Starting at the first line of the data, print each line verbatim up to and including the line bearing "const yLabelValues = [0, 140, 280];", omitting pictures.

-=-=-=-=-

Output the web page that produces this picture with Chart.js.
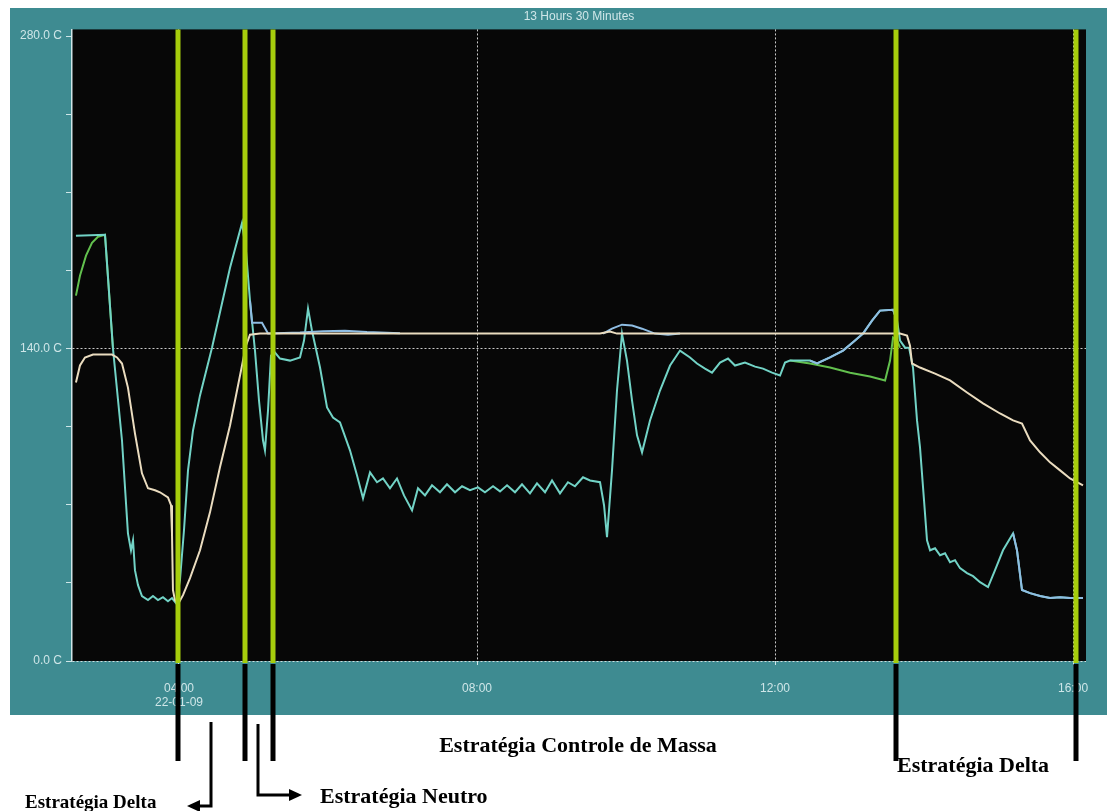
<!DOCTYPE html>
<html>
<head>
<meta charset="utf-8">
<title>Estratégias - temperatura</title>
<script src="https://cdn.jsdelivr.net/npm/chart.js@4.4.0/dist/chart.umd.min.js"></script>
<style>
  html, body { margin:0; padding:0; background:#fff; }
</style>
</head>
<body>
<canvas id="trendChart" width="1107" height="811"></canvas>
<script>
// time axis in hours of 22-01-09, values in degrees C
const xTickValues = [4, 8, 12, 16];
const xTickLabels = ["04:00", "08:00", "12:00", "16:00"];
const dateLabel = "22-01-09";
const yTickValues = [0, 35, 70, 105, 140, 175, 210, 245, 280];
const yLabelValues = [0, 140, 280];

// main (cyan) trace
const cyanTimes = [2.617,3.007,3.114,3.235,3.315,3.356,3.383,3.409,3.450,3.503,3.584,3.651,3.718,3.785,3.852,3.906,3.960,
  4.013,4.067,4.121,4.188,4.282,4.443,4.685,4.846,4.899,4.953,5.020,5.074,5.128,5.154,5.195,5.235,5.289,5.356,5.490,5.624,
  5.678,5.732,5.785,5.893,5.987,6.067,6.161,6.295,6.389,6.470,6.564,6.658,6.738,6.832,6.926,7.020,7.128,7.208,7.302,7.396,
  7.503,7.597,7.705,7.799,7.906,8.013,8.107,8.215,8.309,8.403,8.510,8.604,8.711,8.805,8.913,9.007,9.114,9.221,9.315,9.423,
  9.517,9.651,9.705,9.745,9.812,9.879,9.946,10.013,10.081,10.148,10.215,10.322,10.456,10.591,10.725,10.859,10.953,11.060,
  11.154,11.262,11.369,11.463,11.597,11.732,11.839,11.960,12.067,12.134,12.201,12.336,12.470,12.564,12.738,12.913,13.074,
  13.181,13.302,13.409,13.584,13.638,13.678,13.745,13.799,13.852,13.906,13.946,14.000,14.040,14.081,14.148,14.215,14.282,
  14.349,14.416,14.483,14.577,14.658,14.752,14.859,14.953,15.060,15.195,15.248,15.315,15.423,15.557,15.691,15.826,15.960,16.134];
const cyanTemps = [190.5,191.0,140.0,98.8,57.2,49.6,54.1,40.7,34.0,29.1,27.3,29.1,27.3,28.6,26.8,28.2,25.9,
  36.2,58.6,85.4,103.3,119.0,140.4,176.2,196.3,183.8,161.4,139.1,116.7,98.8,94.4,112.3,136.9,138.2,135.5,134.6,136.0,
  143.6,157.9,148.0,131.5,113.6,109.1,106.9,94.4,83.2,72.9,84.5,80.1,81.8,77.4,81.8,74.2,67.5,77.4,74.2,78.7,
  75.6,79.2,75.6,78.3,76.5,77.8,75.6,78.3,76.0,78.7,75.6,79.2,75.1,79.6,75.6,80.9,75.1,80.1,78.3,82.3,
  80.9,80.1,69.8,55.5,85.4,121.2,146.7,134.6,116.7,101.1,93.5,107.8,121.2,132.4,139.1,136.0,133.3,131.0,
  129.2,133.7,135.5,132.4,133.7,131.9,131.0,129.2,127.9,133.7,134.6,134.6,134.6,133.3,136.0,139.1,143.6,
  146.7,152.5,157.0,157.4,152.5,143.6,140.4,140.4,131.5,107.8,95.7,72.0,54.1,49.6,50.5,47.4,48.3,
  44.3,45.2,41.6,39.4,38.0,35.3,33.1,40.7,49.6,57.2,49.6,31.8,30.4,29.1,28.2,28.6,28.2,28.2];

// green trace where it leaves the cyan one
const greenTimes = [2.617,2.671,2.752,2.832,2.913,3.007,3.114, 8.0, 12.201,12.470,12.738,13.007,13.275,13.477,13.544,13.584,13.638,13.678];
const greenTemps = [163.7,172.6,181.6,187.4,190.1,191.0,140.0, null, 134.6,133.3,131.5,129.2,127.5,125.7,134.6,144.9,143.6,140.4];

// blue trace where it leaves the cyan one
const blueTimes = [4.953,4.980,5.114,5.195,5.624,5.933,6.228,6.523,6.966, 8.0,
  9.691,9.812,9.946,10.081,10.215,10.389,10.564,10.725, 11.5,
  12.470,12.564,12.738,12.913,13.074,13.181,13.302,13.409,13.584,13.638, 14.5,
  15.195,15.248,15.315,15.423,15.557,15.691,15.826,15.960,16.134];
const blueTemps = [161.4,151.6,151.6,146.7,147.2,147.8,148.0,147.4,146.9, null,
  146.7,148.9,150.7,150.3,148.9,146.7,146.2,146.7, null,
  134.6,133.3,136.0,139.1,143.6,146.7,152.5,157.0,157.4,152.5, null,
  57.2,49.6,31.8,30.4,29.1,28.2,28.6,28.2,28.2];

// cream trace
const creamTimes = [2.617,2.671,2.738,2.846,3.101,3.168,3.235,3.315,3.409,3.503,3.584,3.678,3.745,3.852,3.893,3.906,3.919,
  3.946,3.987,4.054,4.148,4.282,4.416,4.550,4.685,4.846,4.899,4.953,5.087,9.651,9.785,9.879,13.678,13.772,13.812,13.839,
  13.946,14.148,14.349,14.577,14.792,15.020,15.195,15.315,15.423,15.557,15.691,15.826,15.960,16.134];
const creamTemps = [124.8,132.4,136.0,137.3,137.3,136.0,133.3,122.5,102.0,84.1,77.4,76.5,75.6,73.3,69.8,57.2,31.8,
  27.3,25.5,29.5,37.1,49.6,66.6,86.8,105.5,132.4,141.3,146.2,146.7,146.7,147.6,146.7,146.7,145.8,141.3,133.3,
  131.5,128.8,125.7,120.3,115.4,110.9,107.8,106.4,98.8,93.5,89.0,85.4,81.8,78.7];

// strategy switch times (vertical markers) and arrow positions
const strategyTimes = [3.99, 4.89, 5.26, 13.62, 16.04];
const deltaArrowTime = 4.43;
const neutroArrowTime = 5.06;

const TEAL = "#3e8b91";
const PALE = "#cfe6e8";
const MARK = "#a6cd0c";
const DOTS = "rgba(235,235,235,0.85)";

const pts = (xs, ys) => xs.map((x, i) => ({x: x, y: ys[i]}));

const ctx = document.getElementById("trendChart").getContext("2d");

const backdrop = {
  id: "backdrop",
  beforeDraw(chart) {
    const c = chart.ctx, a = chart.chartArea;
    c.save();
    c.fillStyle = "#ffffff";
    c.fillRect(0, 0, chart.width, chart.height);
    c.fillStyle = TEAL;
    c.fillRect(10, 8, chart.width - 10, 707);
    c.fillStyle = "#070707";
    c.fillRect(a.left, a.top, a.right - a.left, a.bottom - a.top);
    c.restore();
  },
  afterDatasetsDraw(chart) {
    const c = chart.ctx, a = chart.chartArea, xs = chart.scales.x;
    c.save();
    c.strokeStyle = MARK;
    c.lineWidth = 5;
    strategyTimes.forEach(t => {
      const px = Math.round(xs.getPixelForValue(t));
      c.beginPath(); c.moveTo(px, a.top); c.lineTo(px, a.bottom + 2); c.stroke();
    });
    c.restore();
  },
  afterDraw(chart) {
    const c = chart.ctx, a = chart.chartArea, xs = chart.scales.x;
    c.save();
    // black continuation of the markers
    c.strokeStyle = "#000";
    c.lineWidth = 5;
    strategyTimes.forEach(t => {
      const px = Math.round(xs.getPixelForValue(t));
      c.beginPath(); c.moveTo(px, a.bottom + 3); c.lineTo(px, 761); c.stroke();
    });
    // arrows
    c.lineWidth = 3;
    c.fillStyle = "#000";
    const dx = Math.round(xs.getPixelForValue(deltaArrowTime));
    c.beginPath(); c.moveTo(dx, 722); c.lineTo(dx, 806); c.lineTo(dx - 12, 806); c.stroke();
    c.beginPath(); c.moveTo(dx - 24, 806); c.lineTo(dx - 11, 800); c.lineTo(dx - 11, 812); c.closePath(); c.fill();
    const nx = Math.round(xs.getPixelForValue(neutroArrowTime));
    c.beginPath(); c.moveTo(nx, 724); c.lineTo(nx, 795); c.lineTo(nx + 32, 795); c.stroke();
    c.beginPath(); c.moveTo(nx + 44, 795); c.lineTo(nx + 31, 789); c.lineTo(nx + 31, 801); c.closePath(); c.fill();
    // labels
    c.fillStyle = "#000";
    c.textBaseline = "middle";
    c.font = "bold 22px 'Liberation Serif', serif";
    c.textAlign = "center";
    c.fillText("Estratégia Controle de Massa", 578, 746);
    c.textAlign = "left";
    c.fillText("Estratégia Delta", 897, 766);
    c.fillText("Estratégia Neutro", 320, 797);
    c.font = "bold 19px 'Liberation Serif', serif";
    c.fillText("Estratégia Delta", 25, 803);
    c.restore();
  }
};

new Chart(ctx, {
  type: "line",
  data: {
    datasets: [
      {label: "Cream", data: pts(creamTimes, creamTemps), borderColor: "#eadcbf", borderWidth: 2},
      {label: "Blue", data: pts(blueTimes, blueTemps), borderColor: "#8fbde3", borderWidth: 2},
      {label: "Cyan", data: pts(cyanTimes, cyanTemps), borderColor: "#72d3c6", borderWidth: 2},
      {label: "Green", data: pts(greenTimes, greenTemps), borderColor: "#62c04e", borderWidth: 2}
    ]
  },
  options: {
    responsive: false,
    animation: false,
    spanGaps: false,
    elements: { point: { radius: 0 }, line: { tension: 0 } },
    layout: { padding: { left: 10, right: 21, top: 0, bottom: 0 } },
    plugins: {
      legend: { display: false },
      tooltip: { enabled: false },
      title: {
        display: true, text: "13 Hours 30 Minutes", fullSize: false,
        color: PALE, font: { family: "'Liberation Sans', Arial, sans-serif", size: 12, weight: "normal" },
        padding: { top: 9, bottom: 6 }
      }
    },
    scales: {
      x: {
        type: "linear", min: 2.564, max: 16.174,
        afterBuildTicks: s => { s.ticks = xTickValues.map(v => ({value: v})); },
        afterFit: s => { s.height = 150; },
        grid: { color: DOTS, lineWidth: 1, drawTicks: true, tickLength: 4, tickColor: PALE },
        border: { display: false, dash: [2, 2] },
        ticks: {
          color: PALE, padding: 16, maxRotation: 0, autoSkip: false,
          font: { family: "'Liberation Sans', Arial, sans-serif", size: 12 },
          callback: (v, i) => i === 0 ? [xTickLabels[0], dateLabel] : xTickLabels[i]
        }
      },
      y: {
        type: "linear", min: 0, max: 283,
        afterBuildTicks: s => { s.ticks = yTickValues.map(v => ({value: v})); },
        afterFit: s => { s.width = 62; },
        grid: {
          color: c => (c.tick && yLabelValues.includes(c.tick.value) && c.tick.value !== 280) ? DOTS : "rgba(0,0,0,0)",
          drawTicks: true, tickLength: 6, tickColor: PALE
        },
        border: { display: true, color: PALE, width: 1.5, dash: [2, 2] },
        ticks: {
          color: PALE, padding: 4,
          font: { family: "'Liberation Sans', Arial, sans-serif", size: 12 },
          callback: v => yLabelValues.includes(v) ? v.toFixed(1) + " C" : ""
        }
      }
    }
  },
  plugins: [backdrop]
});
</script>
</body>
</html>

-=-=-=-=-

- SOLUTION TO THE PROBLEM:
Output the web page that produces this picture with Chart.js.
<!DOCTYPE html>
<html>
<head>
<meta charset="utf-8">
<title>Estratégias - temperatura</title>
<script src="https://cdn.jsdelivr.net/npm/chart.js@4.4.0/dist/chart.umd.min.js"></script>
<style>
  html, body { margin:0; padding:0; background:#fff; }
</style>
</head>
<body>
<canvas id="trendChart" width="1107" height="811"></canvas>
<script>
// time axis in hours of 22-01-09, values in degrees C
const xTickValues = [4, 8, 12, 16];
const xTickLabels = ["04:00", "08:00", "12:00", "16:00"];
const dateLabel = "22-01-09";
const yTickValues = [0, 35, 70, 105, 140, 175, 210, 245, 280];
const yLabelValues = [0, 140, 280];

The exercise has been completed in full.